In 2011-12 Tesco recorded a record profit of £3.8 bn, but for 2014-15 it has recorded a record loss of £6.4 bn. The decline in the value of its property portfolio comes as a direct result of falling footfall in many of its out of town superstores.

Tesco’s credit rating had already been downgraded to ‘junk’ status by Moody.

Tesco is a part of Britain’s geography, with a store in every postcode area, but now the store’s new chief executive, Dave Lewis, has announced that 43 unprofitable stores will be closed and plans for 49 new stores will be been ditched. Even the head office will be sold, all to help reduce overheads by 30%.

The situation was not helped when last September Tesco over-egged its half year profits by £263 million.

Including the cost of closing down its 199 stores in the USA (which never made a profit), plus its UK property write down, Tesco’s post tax profits have dropped very dramatically.

Last year Tesco’s previous chief executive Philip Clarke said, “Tesco needs to put the love back into stores,” but could it be that Tesco needs to put some of its love back into the built environment and the communities around its stores too?

With almost a hundred sites in highly accessible locations now becoming redundant, could Tesco diversify and help to meet the country’s housing need?

Retailing and housebuilding are not incompatible activities.

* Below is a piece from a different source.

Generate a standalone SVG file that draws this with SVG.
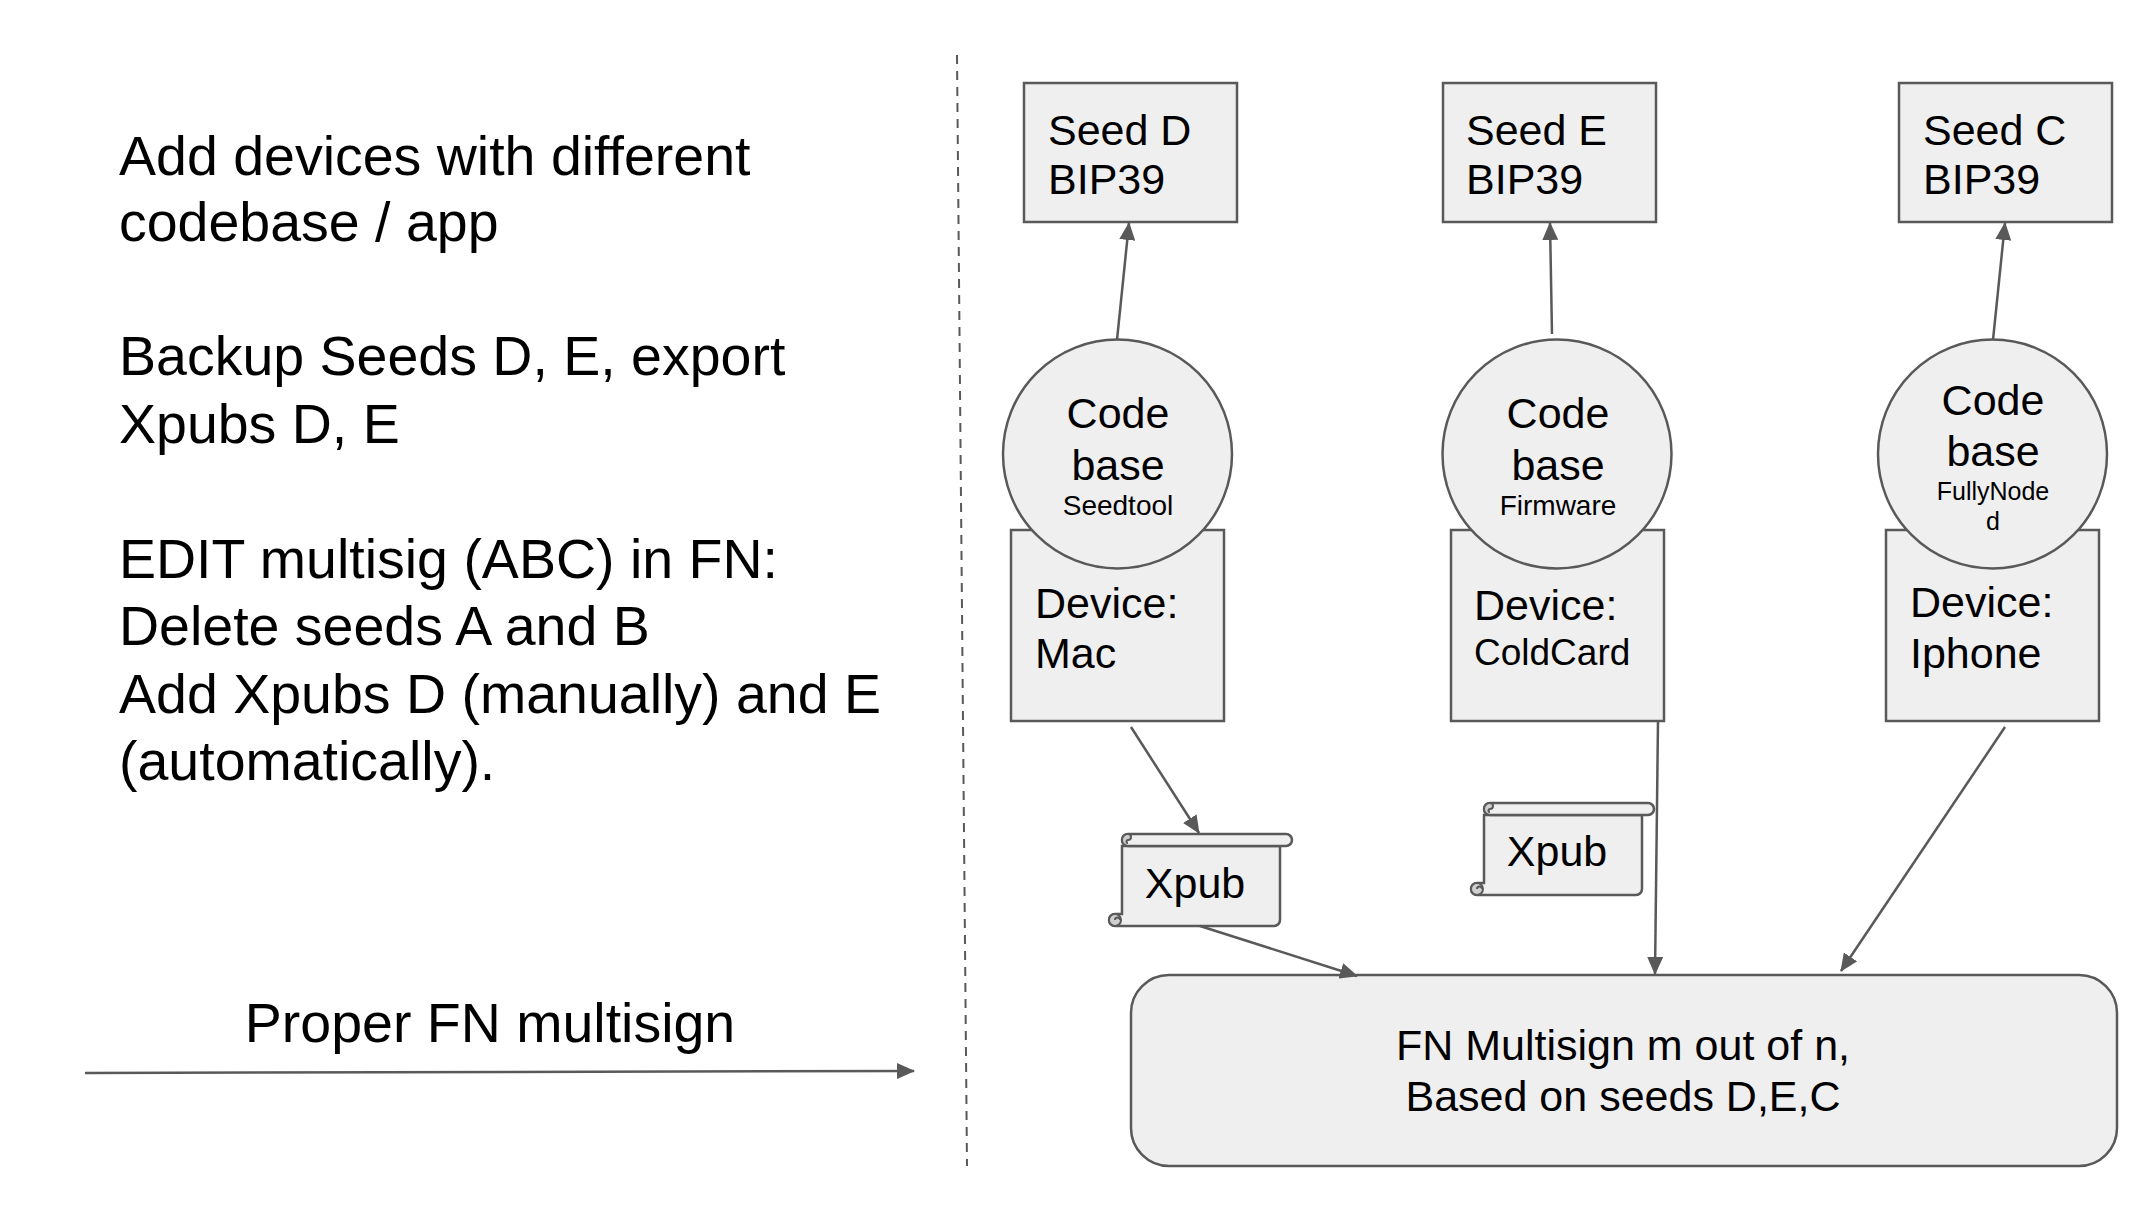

Supermarkets need to be attractive destinations and mixed-use housing schemes can help with this.

A more attractive context for a Tesco store might include a public square at the store entrance, fronted by the store café and ‘click and collect’ collection point, and residential entrances for living over the shop.

Tesco have built homes over their stores and public squares in front of them before, as here in Earl’s Court.

Tesco has over £12 billion worth of bonds in euros and sterling and they have a bank that can fund new mortgages for their customers. They have nearly 100 redundant sites plus air space above 3,000 stores that could be used for building homes.

Investors are still pondering what does Tesco actually stand for?

Now that they have withdrawn from the USA and Japan, might this be the time for them to put some love back into Britain?